# New Drywall to Existing Ceiling - Caulk vs Tape/Mud?



## jeffnc (Apr 1, 2011)

Yes, that can work. I do it sometimes in closet ceilings or other times where it's not feasible to use tape (such as where there is an odd tiny space where a taping knife won't fit.)


----------



## MTN REMODEL LLC (Sep 11, 2010)

jeffnc said:


> Yes, that can work. I do it sometimes in closet ceilings or other times where it's not feasible to use tape (such as where there is an odd tiny space where a taping knife won't fit.)


YEP also......

Marrying a new wall to existing and different textured ceiling is often difficult to tape and then match..... an good acrylic caulk will work fine... don't cove/round it over too much.... it does make cutting in with a straight line a little more difficult when painting in contrasting color.....

A few months ago, I noticed on new construction that was all they were doing... not sure I like that idea as subsequent drying and new build settlement seems like a conventional good tape would be preferable... I'd like to see that home in 6-12 months and see how it did.


----------



## kal72 (Jul 10, 2016)

thanks for the responses. Thats great. 

Great tip on not rounding it too much for paint edging - good news is that my color transitions at an outside corner!


----------



## siffleur (Aug 19, 2013)

*Straight Flex for inside corners*



kal72 said:


> I have built out a 2x3 frame on my wall from the existing finished wall/ceiling to create a little alcove for my TV ontop of the mantel. (see pic #1)
> 
> This frame is about 5" out from the wall and 3-1/2" wide, I have wrapped the 2x3 in drywall and used corner bead for my outside corners, but am about to tackle the inside corners.
> 
> ...


I would use this product, hands down! 






A couple of years ago I was on a job where I had to tape all the inside corners of a newly built closet. I had purchased some fiberglass drywall tape (the kind that looks like furnace filter material) and this:

https://www.homedepot.com/p/Strait-...-Drywall-Joint-Tape-SM-100S-SM-100S/202085011

Like an idiot I chose the fiberglass tape for the closet corners. Took me forever. After that was done I had to do a repair on a 45 degree tape line where I cut out the old drywall paper tape. I used the Straight Flex to repair the joint and started slapping myself in the face because it was SO EASY AND FASTER than using the fiberglass tape.
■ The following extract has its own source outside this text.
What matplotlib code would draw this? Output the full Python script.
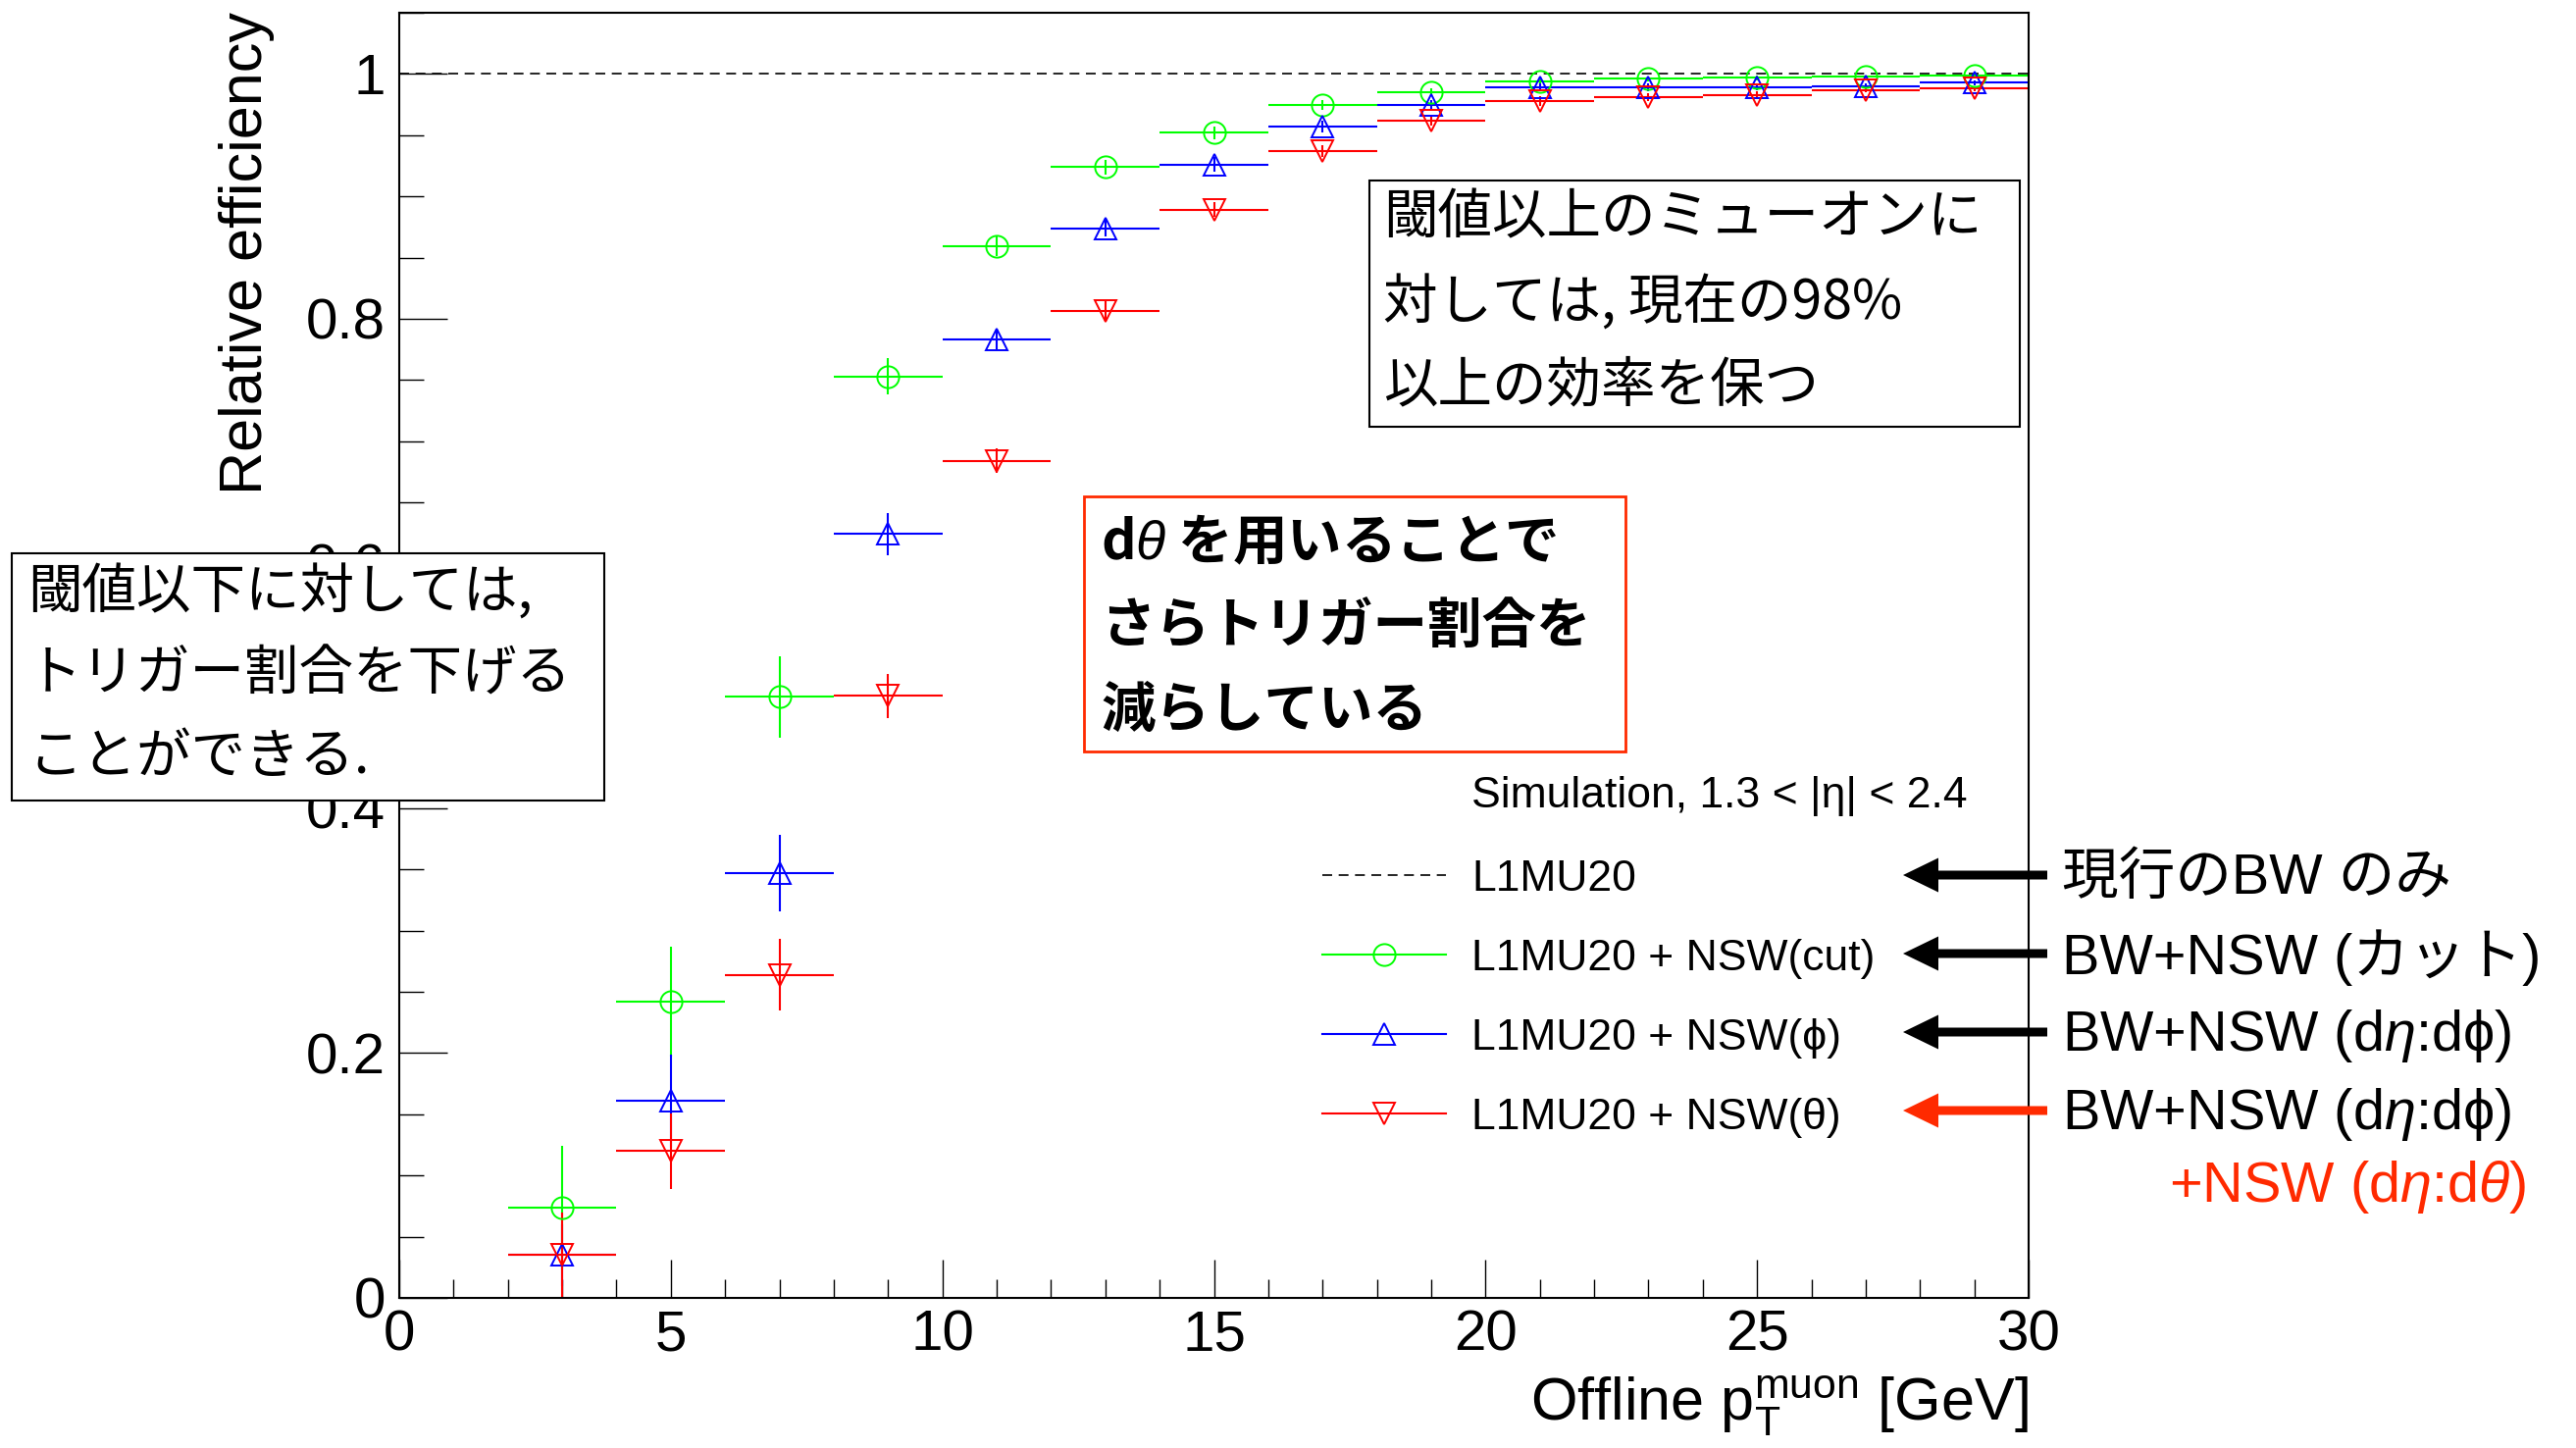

Use the Straight Flex and take your time and it should look great.

siffleur


----------



## t.carpenter00 (Jan 23, 2018)

Unless strait flex has changed in the last 10 years, I wouldn't suggest it. I did a couple of jobs with it, and inside of 6 months, it began peeling loose. Peeled in every application on the house - angles, corners, splays, etc. 
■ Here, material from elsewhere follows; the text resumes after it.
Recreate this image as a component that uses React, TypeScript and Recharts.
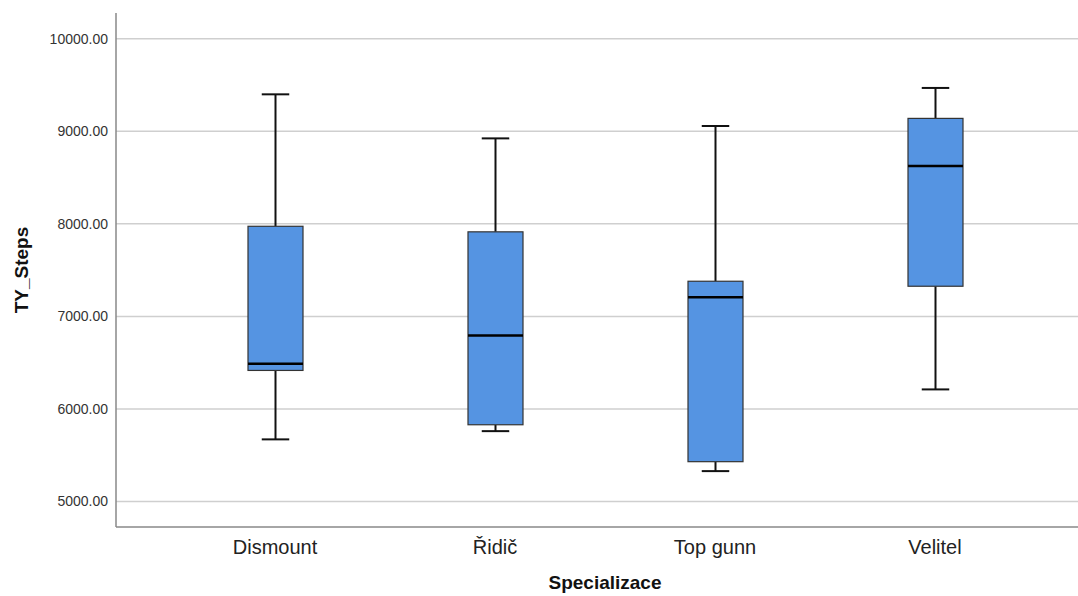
import React from "react";
import {
  Bar,
  CartesianGrid,
  ComposedChart,
  XAxis,
  YAxis,
} from "recharts";

// Box plot summary per specialisation
const categories = ["Dismount", "Řidič", "Top gunn", "Velitel"];
const minValues = [5671, 5760, 5328, 6211];
const q1Values = [6416, 5829, 5430, 7326];
const medianValues = [6488, 6794, 7207, 8626];
const q3Values = [7974, 7914, 7380, 9140];
const maxValues = [9400, 8924, 9058, 9469];
const yTicks = [5000, 6000, 7000, 8000, 9000, 10000];

const data = categories.map((name, i) => ({
  name,
  min: minValues[i],
  q1: q1Values[i],
  median: medianValues[i],
  q3: q3Values[i],
  max: maxValues[i],
  range: [minValues[i], maxValues[i]],
}));

const FONT = "'Liberation Sans', Arial, sans-serif";

const BoxShape = (props: any) => {
  const { x, y, width, height, payload } = props;
  const { min, q1, median, q3, max } = payload;
  // bar spans [min, max]; scale is linear so map inside it
  const toY = (v: number) => y + ((max - v) / (max - min)) * height;
  const cx = x + width / 2;
  const capW = width / 2;
  const yMax = toY(max);
  const yQ3 = toY(q3);
  const yMed = toY(median);
  const yQ1 = toY(q1);
  const yMin = toY(min);
  return (
    <g>
      <line x1={cx} x2={cx} y1={yMax} y2={yQ3} stroke="#111" strokeWidth={2} />
      <line x1={cx} x2={cx} y1={yQ1} y2={yMin} stroke="#111" strokeWidth={2} />
      <line x1={cx - capW / 2} x2={cx + capW / 2} y1={yMax} y2={yMax} stroke="#111" strokeWidth={2} />
      <line x1={cx - capW / 2} x2={cx + capW / 2} y1={yMin} y2={yMin} stroke="#111" strokeWidth={2} />
      <rect
        x={x}
        y={yQ3}
        width={width}
        height={yQ1 - yQ3}
        fill="#5594E2"
        stroke="#333"
        strokeWidth={1.2}
      />
      <line x1={x} x2={x + width} y1={yMed} y2={yMed} stroke="#000" strokeWidth={2.6} />
    </g>
  );
};

const App: React.FC = () => {
  return (
    <div style={{ position: "absolute", left: 0, top: 0, background: "#fff" }}>
      <ComposedChart
        width={1078}
        height={596}
        data={data}
        margin={{ top: 13, right: 0, bottom: 0, left: 0 }}
      >
        <CartesianGrid
          vertical={false}
          horizontalValues={yTicks}
          stroke="#cfcfcf"
          strokeWidth={1.5}
        />
        <XAxis
          dataKey="name"
          height={69}
          padding={{ left: 49, right: 33 }}
          axisLine={{ stroke: "#888", strokeWidth: 1.5 }}
          tickLine={false}
          tickMargin={7}
          tick={{ fill: "#222", fontSize: 20, fontFamily: FONT }}
          label={{
            value: "Specializace",
            position: "insideBottom",
            offset: 7,
            dx: 8,
            style: { fontWeight: "bold", fontSize: 19, fill: "#111", fontFamily: FONT },
          }}
        />
        <YAxis
          type="number"
          width={116}
          domain={[4724, 10279]}
          allowDataOverflow
          ticks={yTicks}
          tickFormatter={(v: number) => v.toFixed(2)}
          axisLine={{ stroke: "#888", strokeWidth: 1.5 }}
          tickLine={false}
          tick={{ fill: "#333", fontSize: 14, fontFamily: FONT }}
          label={{
            value: "TY_Steps",
            angle: -90,
            position: "insideLeft",
            offset: 21,
            style: { textAnchor: "middle", fontWeight: "bold", fontSize: 19, fill: "#111", fontFamily: FONT },
          }}
        />
        <Bar dataKey="range" barSize={55} shape={BoxShape} isAnimationActive={false} />
      </ComposedChart>
    </div>
  );
};

export default App;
Before the observations start coming in, by then I had been taping for almost 20 years. Never used it again.
That no coat is a good product though... 
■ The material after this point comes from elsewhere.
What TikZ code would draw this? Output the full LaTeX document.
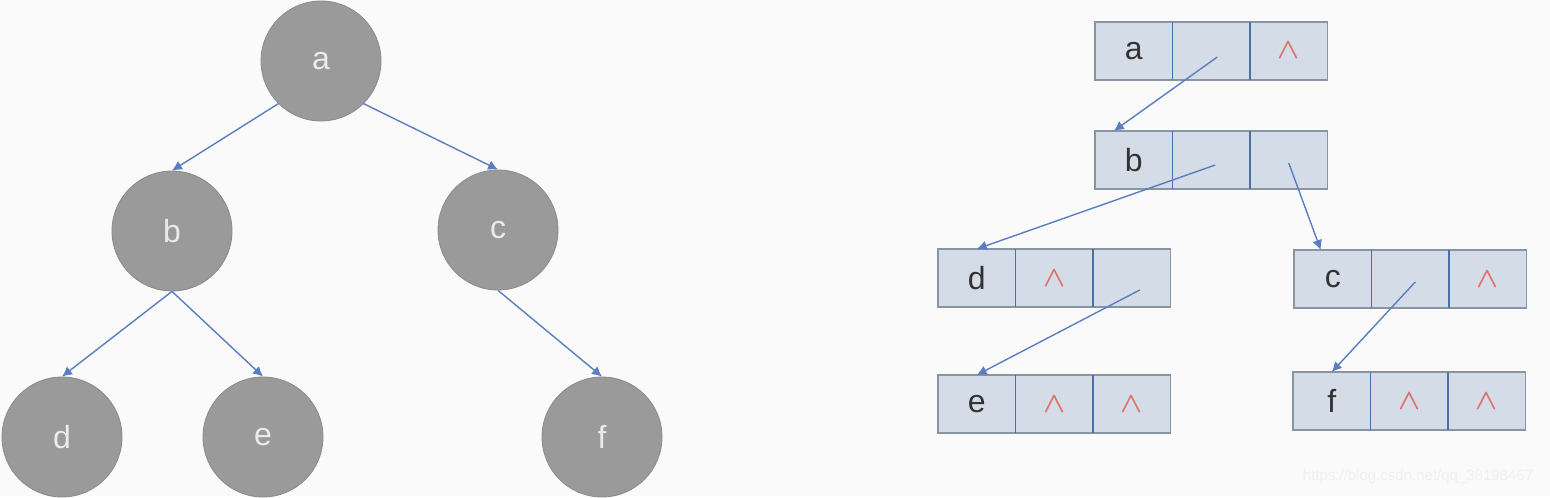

Sent from my VS988 using Tapatalk


----------



## Domo (Nov 9, 2018)

Caulk will not work.

Alternatives are tape - or crown molding.

You can go with a very simple flat stock attached to the ceiling which CAN be caulked where it meets the ceiling and wall, thus allowing painting and eliminating any need to applying mud to the ceiling and the wall.

Prime the wood first...nail up into the same backers/studs that the ceiling is attached to.


----------



## jeffnc (Apr 1, 2011)

Domo said:


> Caulk will not work.



It often will, actually.


----------